Volatility buffers are there to help offset that risk. So if you ever experience an unexpected downturn, or an unpredicted event that threatens your cash flow, then a volatility buffer can step in to keep your portfolio and your financial plans intact.

Volatility buffers exist in several different forms, but whole life insurance is arguably the most powerful and the most flexible. Because once again, life insurance is not an investment.

If you have the right policy with the right paid-up additions (PUA), then it can grow to provide investment-like returns over time. But it’s still not an investment. So it’s not subject to the same ups and downs that drive our increasingly centralized markets.

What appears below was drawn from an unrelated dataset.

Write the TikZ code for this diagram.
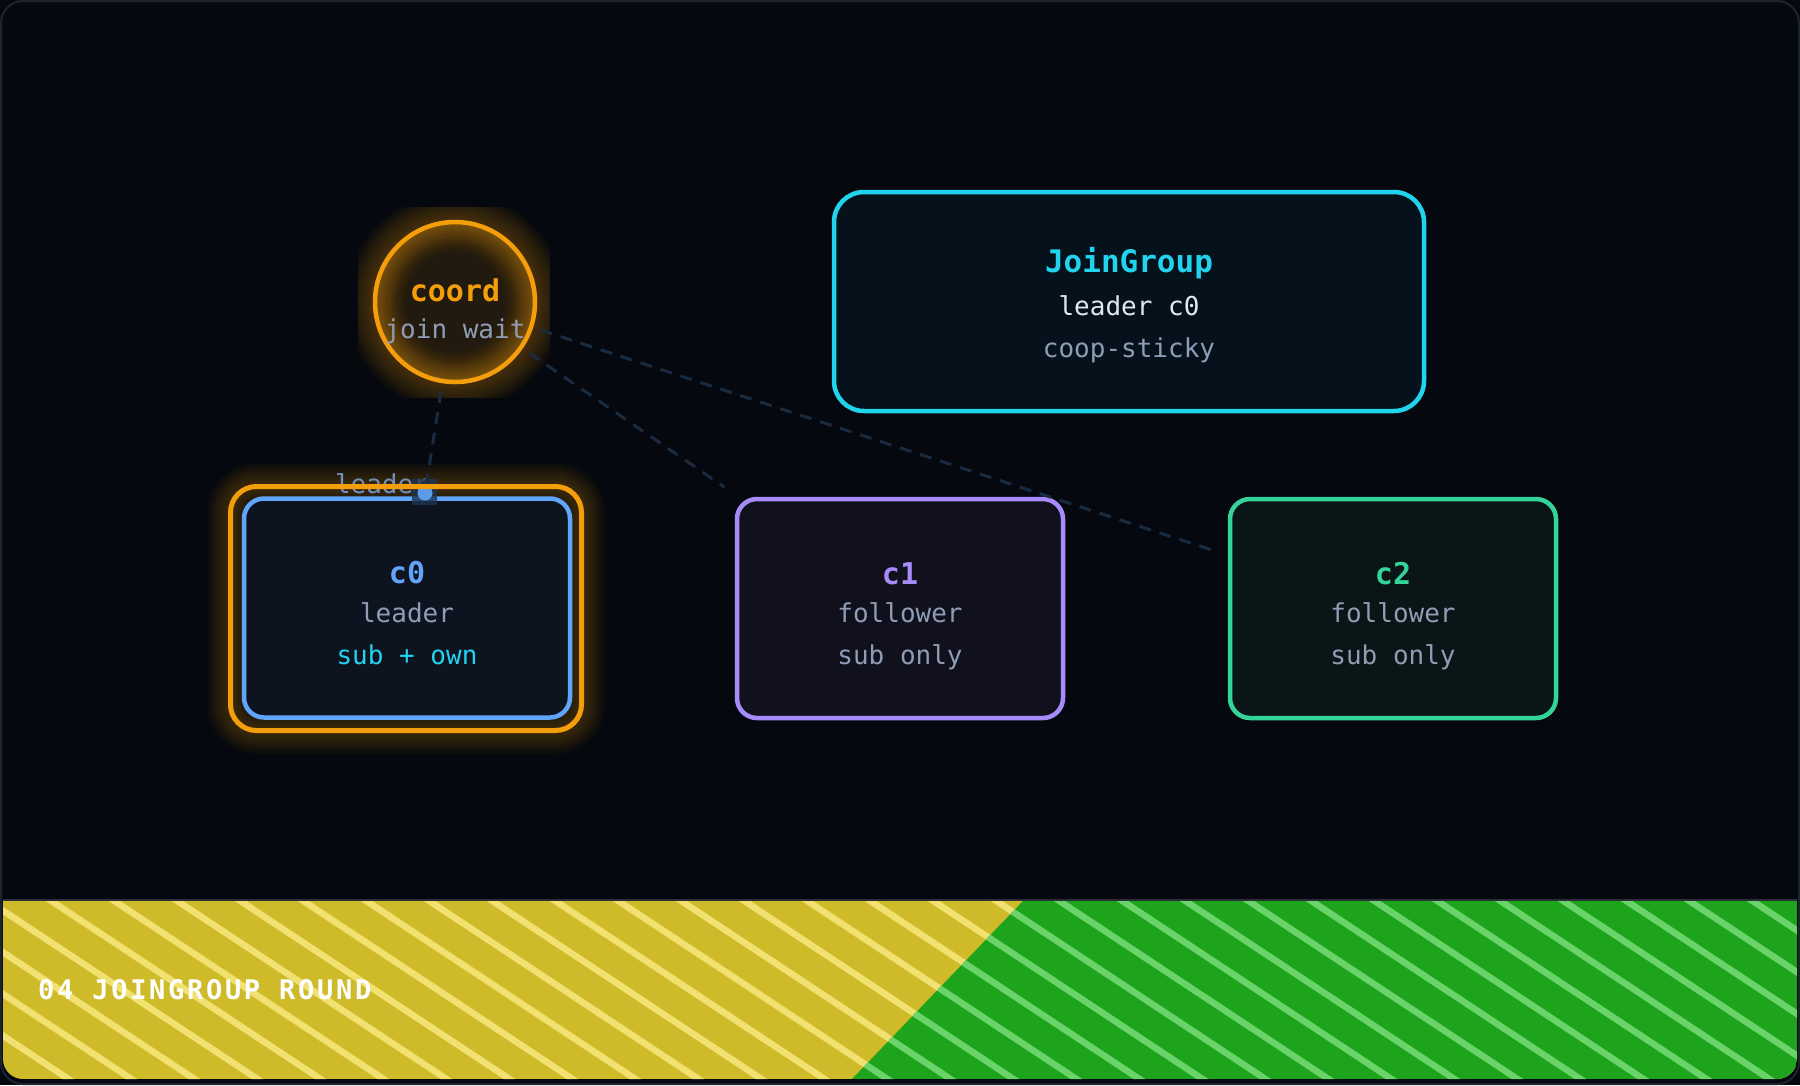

Insurance companies are strictly regulated in terms of their capital requirements and the types of investments they’re allowed to make. That’s part of the reason why so many of these companies have endured for so long — with the market’s top life insurance companies now more than a century old on average.

Whole life insurance obviously offers a wide range of different benefits and tax advantages … but it’s value as a volatility buffer to backstop your wealth is simple immense.

Key Takeaways

  • Whole life insurance serves as a powerful volatility buffer, protecting your wealth from unpredictable market downturns and liquidity crises.
  • Life insurance is more than a death benefit; it provides access to cash value loans that can maintain your lifestyle and financial continuity during economic disruptions.
  • Risk exists in all assets—from stocks and bonds to homes and collectibles—making diversification and protected liquidity essential for wealth preservation.
  • A well-structured whole life insurance policy with paid-up additions can offer investment-like returns while being insulated from market volatility.
  • Using life insurance as a self-banking tool enables flexible repayment and avoids forced liquidation of assets at depressed values.
  • Maintaining a volatility buffer helps preserve long-term compounding and avoids the costly loss of selling assets during downturns.